== Exercise input ==

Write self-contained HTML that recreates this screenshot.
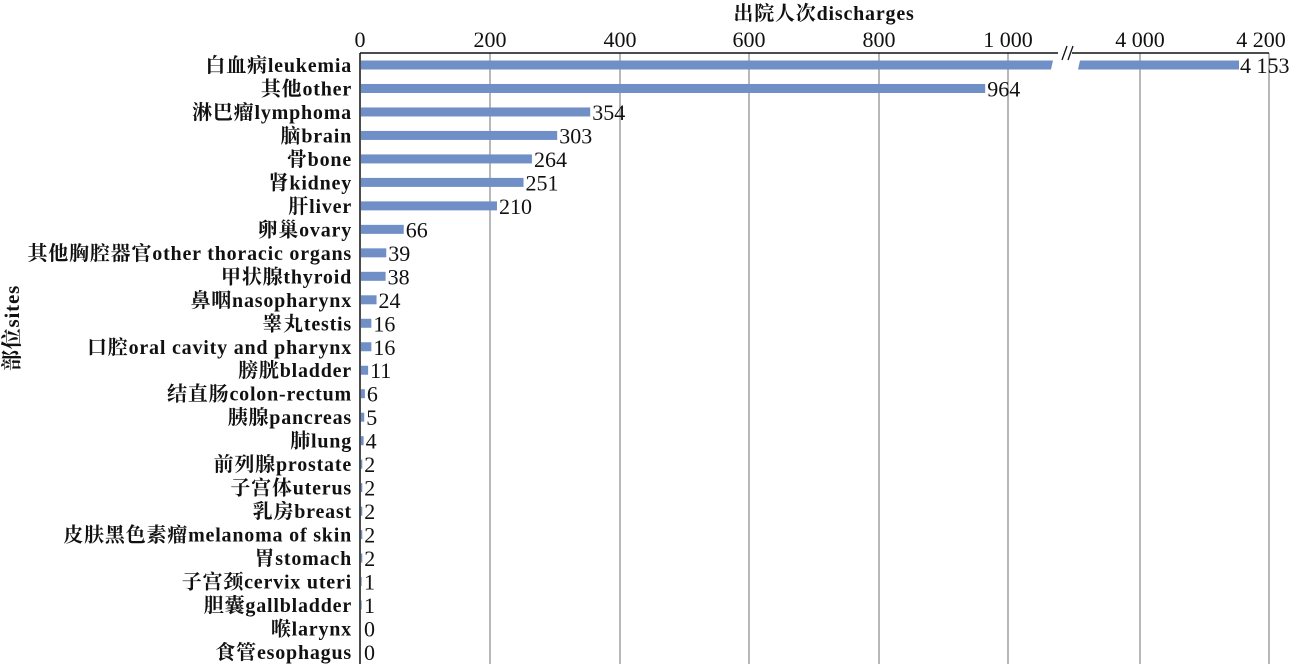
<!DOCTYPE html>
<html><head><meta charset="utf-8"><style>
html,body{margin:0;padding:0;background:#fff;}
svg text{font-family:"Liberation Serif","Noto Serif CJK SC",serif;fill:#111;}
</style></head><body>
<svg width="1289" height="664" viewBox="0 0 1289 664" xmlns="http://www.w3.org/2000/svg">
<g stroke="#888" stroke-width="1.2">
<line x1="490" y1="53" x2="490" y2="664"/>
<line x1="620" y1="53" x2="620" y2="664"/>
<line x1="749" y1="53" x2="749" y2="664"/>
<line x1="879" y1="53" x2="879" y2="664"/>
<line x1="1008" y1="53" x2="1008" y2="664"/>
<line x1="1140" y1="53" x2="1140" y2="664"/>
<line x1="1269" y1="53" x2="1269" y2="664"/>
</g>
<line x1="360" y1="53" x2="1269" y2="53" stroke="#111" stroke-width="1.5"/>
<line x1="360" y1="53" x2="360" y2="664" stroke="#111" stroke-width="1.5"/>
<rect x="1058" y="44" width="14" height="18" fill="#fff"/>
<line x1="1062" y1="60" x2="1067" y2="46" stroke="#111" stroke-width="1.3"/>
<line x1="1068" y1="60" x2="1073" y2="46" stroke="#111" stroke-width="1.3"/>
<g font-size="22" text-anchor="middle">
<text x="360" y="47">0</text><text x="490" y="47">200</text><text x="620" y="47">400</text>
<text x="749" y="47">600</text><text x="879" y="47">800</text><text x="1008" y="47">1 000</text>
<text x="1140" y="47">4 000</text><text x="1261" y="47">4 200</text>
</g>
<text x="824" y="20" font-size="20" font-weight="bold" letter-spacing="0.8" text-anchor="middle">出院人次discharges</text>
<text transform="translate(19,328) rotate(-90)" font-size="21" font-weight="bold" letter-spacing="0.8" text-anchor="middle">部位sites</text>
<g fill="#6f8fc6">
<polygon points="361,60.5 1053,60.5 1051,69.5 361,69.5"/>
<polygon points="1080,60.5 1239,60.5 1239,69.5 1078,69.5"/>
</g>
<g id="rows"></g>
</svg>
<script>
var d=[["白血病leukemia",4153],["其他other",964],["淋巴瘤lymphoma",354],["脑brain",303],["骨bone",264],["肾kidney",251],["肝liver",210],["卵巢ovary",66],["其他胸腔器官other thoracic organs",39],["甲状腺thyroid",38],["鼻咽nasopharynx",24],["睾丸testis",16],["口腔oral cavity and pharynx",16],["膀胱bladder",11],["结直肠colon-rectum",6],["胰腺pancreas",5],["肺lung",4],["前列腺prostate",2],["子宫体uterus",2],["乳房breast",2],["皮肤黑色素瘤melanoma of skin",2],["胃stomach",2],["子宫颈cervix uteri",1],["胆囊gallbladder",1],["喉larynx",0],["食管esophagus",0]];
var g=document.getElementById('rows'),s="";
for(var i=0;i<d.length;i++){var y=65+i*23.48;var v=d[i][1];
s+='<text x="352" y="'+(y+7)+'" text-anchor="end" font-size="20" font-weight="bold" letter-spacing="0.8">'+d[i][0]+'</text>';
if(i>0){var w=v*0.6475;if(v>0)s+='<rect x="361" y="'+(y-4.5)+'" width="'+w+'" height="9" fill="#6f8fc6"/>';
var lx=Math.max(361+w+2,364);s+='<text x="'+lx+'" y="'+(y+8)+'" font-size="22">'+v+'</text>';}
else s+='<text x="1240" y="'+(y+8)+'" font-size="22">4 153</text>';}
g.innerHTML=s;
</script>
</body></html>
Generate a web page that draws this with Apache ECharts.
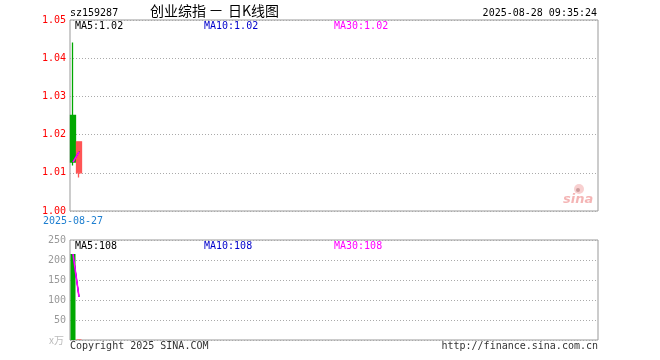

== Directions for this task ==
Quote each record exactly as it stands, minus the pictures.

== The result ==
Write self-contained HTML that recreates this screenshot.
<!DOCTYPE html>
<html><head><meta charset="utf-8"><style>
html,body{margin:0;padding:0;background:#fff;}
svg text{font-family:"Liberation Serif","Noto Serif CJK SC",serif;fill:#111;}
</style></head><body>
<svg width="1289" height="664" viewBox="0 0 1289 664" xmlns="http://www.w3.org/2000/svg">
<g stroke="#888" stroke-width="1.2">
<line x1="490" y1="53" x2="490" y2="664"/>
<line x1="620" y1="53" x2="620" y2="664"/>
<line x1="749" y1="53" x2="749" y2="664"/>
<line x1="879" y1="53" x2="879" y2="664"/>
<line x1="1008" y1="53" x2="1008" y2="664"/>
<line x1="1140" y1="53" x2="1140" y2="664"/>
<line x1="1269" y1="53" x2="1269" y2="664"/>
</g>
<line x1="360" y1="53" x2="1269" y2="53" stroke="#111" stroke-width="1.5"/>
<line x1="360" y1="53" x2="360" y2="664" stroke="#111" stroke-width="1.5"/>
<rect x="1058" y="44" width="14" height="18" fill="#fff"/>
<line x1="1062" y1="60" x2="1067" y2="46" stroke="#111" stroke-width="1.3"/>
<line x1="1068" y1="60" x2="1073" y2="46" stroke="#111" stroke-width="1.3"/>
<g font-size="22" text-anchor="middle">
<text x="360" y="47">0</text><text x="490" y="47">200</text><text x="620" y="47">400</text>
<text x="749" y="47">600</text><text x="879" y="47">800</text><text x="1008" y="47">1 000</text>
<text x="1140" y="47">4 000</text><text x="1261" y="47">4 200</text>
</g>
<text x="824" y="20" font-size="20" font-weight="bold" letter-spacing="0.8" text-anchor="middle">出院人次discharges</text>
<text transform="translate(19,328) rotate(-90)" font-size="21" font-weight="bold" letter-spacing="0.8" text-anchor="middle">部位sites</text>
<g fill="#6f8fc6">
<polygon points="361,60.5 1053,60.5 1051,69.5 361,69.5"/>
<polygon points="1080,60.5 1239,60.5 1239,69.5 1078,69.5"/>
</g>
<g id="rows"></g>
</svg>
<script>
var d=[["白血病leukemia",4153],["其他other",964],["淋巴瘤lymphoma",354],["脑brain",303],["骨bone",264],["肾kidney",251],["肝liver",210],["卵巢ovary",66],["其他胸腔器官other thoracic organs",39],["甲状腺thyroid",38],["鼻咽nasopharynx",24],["睾丸testis",16],["口腔oral cavity and pharynx",16],["膀胱bladder",11],["结直肠colon-rectum",6],["胰腺pancreas",5],["肺lung",4],["前列腺prostate",2],["子宫体uterus",2],["乳房breast",2],["皮肤黑色素瘤melanoma of skin",2],["胃stomach",2],["子宫颈cervix uteri",1],["胆囊gallbladder",1],["喉larynx",0],["食管esophagus",0]];
var g=document.getElementById('rows'),s="";
for(var i=0;i<d.length;i++){var y=65+i*23.48;var v=d[i][1];
s+='<text x="352" y="'+(y+7)+'" text-anchor="end" font-size="20" font-weight="bold" letter-spacing="0.8">'+d[i][0]+'</text>';
if(i>0){var w=v*0.6475;if(v>0)s+='<rect x="361" y="'+(y-4.5)+'" width="'+w+'" height="9" fill="#6f8fc6"/>';
var lx=Math.max(361+w+2,364);s+='<text x="'+lx+'" y="'+(y+8)+'" font-size="22">'+v+'</text>';}
else s+='<text x="1240" y="'+(y+8)+'" font-size="22">4 153</text>';}
g.innerHTML=s;
</script>
</body></html>
Generate a web page that draws this with Apache ECharts.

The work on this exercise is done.